Although a specific embodiment for aggregating cluster wide link status information in a host device suitable for carrying out the various steps, processes, methods, and operations described herein is discussed with respect to FIG. 8, any of a variety of systems and/or processes may be utilized in accordance with embodiments of the disclosure. For example, in still further embodiments, the host device may utilize the aggregated link status information for checkpointing and workload planning. The elements depicted in FIG. 8 may also be interchangeable with other elements of FIGS. 1-7 and 9 as required to realize a particularly desired embodiment.

Referring to FIG. 9, a conceptual block diagram for one or more devices 900 capable of executing components and logic for implementing the functionality and embodiments described above is shown. The embodiment of the conceptual block diagram depicted in FIG. 9 can illustrate a conventional server computer, workstation, desktop computer, laptop, tablet, network appliance, e-reader, smartphone, or other computing device, and can be utilized to execute any of the application and/or logic components presented herein.
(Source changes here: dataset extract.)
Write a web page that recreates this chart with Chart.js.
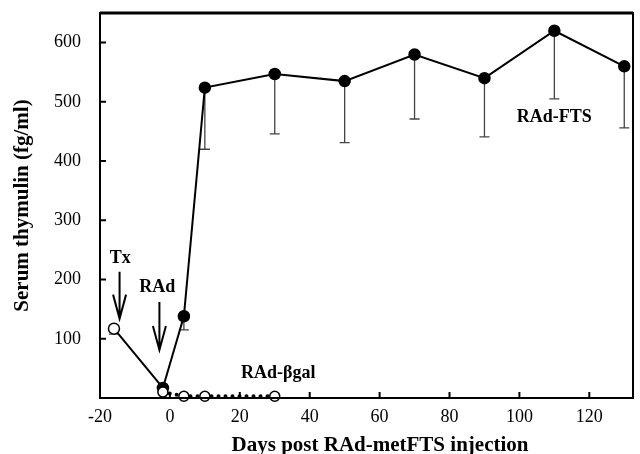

The device 900 may, in some examples, correspond to physical devices or virtual resources described herein.

In many embodiments, the device 900 may include an environment 902 such as a baseboard or “motherboard,” in physical embodiments that can be configured as a printed circuit board with a multitude of components or devices connected by way of a system bus or other electrical communication paths. Conceptually, in virtualized embodiments, the environment 902 may be a virtual environment that encompasses and executes the remaining components and resources of the device 900. In more embodiments, one or more processors 904, such as, but not limited to, central processing units (“CPUs”) can be configured to operate in conjunction with a chipset 906. The processor(s) 904 can be standard programmable CPUs that perform arithmetic and logical operations required for the operation of the device 900.

In additional embodiments, the processor(s) 904 can perform one or more operations by transitioning from one discrete, physical state to the next through the manipulation of switching elements that differentiate between and change these states. Switching elements generally include electronic circuits that maintain one of two binary states, such as flip-flops, and electronic circuits that provide an output state based on the logical combination of the states of one or more other switching elements, such as logic gates. These basic switching elements can be combined to create more complex logic circuits, including registers, adders-subtractors, arithmetic logic units, floating-point units, and the like.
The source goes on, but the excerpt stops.